*Work to complete:*
Pick out the lines below with "this" and list them.

*Working data:*
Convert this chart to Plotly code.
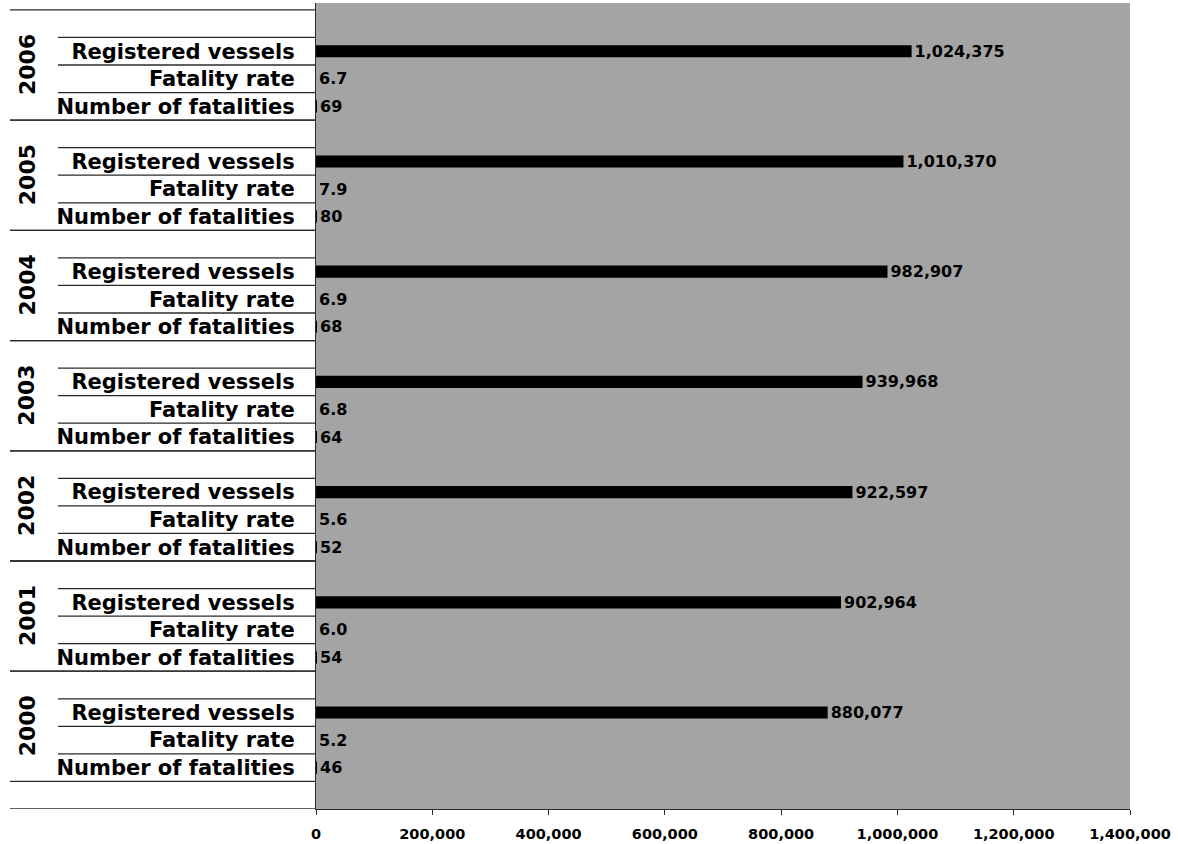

* * *

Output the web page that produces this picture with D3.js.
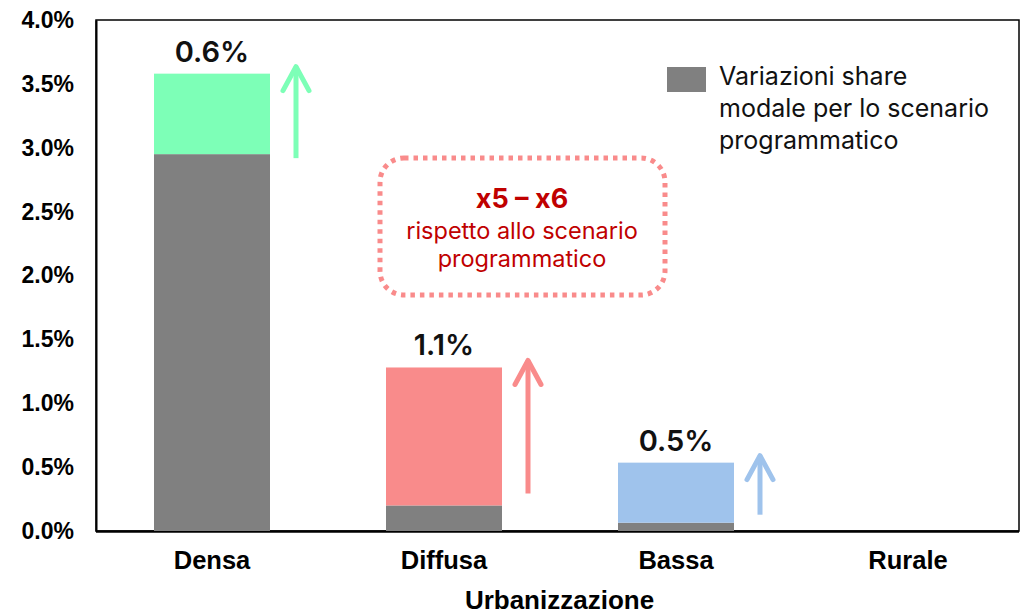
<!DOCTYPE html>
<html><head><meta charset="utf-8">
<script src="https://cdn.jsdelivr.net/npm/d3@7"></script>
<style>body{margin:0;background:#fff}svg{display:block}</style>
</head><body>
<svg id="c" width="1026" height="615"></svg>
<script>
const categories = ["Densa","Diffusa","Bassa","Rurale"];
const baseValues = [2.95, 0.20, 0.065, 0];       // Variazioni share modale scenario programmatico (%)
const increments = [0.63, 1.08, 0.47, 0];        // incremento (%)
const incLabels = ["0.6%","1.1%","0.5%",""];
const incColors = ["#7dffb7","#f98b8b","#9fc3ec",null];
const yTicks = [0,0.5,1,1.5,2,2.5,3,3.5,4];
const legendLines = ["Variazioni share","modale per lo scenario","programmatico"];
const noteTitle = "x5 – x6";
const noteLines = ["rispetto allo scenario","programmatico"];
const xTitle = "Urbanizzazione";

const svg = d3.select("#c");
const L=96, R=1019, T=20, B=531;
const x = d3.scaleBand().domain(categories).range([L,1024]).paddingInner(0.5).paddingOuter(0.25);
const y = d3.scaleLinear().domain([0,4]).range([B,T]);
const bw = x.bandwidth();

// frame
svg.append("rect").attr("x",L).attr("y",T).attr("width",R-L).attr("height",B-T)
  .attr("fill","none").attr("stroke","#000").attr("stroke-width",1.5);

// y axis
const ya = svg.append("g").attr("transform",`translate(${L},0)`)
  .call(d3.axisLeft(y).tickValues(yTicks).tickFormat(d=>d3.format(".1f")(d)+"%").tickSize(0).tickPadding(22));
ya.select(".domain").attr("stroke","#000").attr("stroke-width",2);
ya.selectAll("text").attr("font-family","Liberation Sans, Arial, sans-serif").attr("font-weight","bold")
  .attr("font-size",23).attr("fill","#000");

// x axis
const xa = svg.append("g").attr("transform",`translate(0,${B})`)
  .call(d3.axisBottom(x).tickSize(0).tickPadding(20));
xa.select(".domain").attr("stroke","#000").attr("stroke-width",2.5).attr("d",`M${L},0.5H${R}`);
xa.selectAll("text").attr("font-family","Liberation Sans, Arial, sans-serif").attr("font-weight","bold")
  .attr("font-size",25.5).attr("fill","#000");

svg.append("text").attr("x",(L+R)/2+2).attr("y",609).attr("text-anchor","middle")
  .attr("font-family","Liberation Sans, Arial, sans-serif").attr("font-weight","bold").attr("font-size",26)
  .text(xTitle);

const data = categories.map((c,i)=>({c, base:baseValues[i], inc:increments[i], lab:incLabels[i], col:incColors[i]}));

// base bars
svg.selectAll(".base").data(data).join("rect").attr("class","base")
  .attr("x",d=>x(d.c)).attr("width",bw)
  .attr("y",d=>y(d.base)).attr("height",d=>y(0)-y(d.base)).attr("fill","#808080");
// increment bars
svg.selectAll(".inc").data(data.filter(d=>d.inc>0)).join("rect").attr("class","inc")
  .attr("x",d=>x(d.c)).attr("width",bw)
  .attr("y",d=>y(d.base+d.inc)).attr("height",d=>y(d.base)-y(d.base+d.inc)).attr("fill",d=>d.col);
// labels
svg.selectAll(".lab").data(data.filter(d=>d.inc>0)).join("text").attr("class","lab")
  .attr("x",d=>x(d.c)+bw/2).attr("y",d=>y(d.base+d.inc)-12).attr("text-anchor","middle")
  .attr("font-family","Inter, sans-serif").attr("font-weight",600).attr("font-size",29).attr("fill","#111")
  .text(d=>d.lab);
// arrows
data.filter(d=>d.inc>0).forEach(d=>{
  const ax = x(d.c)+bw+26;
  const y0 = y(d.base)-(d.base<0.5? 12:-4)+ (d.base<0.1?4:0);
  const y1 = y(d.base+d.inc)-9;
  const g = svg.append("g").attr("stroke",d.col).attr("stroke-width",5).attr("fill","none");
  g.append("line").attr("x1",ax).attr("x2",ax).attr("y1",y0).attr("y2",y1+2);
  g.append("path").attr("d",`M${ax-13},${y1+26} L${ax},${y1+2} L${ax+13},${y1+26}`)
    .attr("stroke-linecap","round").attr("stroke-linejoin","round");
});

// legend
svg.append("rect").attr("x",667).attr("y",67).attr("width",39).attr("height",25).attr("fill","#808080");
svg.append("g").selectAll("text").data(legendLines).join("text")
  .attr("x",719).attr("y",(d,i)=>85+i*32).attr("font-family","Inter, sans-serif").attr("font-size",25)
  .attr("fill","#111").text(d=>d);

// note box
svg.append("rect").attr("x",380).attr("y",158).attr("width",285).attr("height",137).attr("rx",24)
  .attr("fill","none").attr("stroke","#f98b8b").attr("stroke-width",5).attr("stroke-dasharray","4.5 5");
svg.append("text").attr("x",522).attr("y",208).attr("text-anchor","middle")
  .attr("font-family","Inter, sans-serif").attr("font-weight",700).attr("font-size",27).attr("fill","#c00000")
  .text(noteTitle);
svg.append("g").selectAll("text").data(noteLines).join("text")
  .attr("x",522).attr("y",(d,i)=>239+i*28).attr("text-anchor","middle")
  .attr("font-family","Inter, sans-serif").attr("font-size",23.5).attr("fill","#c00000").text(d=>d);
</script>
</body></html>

* * *

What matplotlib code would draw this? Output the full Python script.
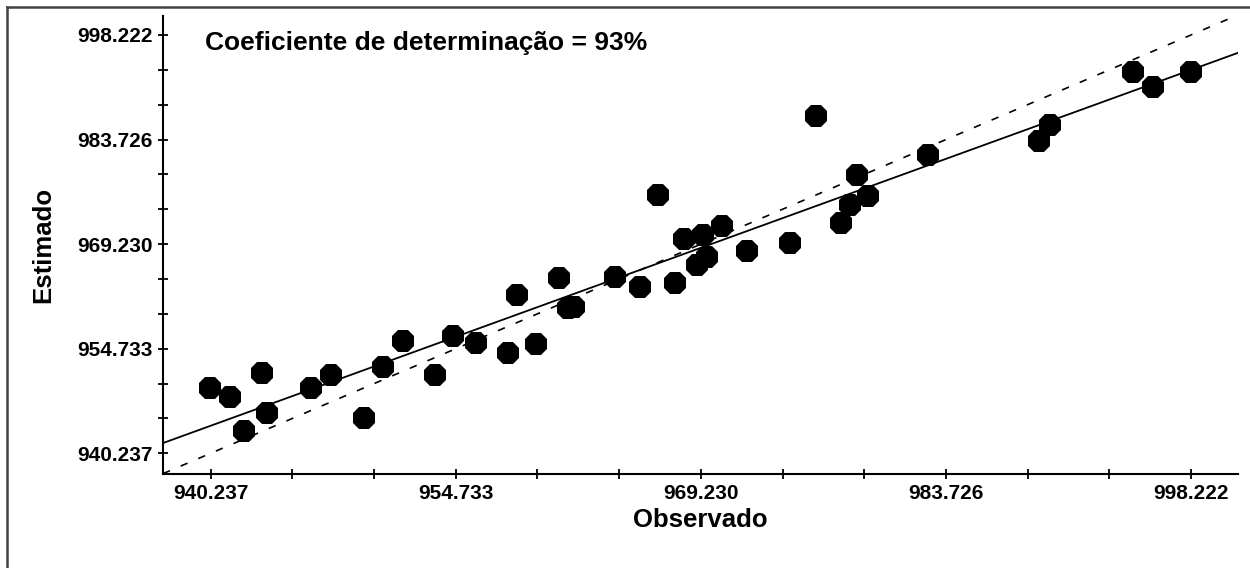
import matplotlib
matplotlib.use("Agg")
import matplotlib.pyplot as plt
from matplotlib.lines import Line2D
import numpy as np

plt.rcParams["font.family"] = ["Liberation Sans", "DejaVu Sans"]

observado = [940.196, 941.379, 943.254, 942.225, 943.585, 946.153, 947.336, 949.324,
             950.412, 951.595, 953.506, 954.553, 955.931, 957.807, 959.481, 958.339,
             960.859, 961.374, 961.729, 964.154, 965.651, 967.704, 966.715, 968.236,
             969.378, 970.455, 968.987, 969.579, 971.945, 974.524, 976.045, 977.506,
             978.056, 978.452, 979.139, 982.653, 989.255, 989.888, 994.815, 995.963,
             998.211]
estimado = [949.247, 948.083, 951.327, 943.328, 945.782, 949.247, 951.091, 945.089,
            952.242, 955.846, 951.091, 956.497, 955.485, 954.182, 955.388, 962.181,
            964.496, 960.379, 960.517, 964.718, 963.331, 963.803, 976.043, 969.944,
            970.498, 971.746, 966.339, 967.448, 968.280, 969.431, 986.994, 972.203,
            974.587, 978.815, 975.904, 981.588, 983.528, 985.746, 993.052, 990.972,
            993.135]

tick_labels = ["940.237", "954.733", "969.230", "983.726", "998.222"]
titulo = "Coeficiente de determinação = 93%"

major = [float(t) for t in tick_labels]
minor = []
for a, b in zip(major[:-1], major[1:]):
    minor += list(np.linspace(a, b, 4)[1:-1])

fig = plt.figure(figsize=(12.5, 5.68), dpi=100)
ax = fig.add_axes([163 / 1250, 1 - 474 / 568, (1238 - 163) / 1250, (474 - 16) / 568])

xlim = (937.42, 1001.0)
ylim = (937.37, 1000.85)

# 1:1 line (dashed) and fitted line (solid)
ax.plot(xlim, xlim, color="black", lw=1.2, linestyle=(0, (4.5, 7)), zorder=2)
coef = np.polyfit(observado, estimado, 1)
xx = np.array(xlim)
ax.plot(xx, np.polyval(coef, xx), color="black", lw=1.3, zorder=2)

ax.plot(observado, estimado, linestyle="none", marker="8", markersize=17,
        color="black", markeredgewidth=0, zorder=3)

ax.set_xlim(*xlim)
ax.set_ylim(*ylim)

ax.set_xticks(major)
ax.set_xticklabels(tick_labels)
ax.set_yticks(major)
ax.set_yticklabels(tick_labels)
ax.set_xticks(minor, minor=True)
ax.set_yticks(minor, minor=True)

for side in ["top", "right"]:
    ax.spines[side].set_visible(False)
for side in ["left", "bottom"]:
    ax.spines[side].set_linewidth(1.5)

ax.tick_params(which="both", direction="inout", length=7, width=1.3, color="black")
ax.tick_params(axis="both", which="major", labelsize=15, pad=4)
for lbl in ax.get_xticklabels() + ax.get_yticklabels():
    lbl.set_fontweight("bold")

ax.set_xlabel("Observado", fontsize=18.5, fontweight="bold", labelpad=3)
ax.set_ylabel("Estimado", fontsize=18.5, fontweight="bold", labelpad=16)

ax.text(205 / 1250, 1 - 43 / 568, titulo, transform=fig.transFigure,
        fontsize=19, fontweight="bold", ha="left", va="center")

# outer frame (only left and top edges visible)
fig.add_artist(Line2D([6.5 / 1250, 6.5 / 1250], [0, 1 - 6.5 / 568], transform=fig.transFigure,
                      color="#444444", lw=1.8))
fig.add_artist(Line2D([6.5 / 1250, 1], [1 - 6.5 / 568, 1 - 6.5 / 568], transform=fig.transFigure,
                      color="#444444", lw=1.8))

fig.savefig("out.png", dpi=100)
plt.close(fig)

*Solution:*
Convert this chart to Plotly code.
Output the web page that produces this picture with D3.js.
What matplotlib code would draw this? Output the full Python script.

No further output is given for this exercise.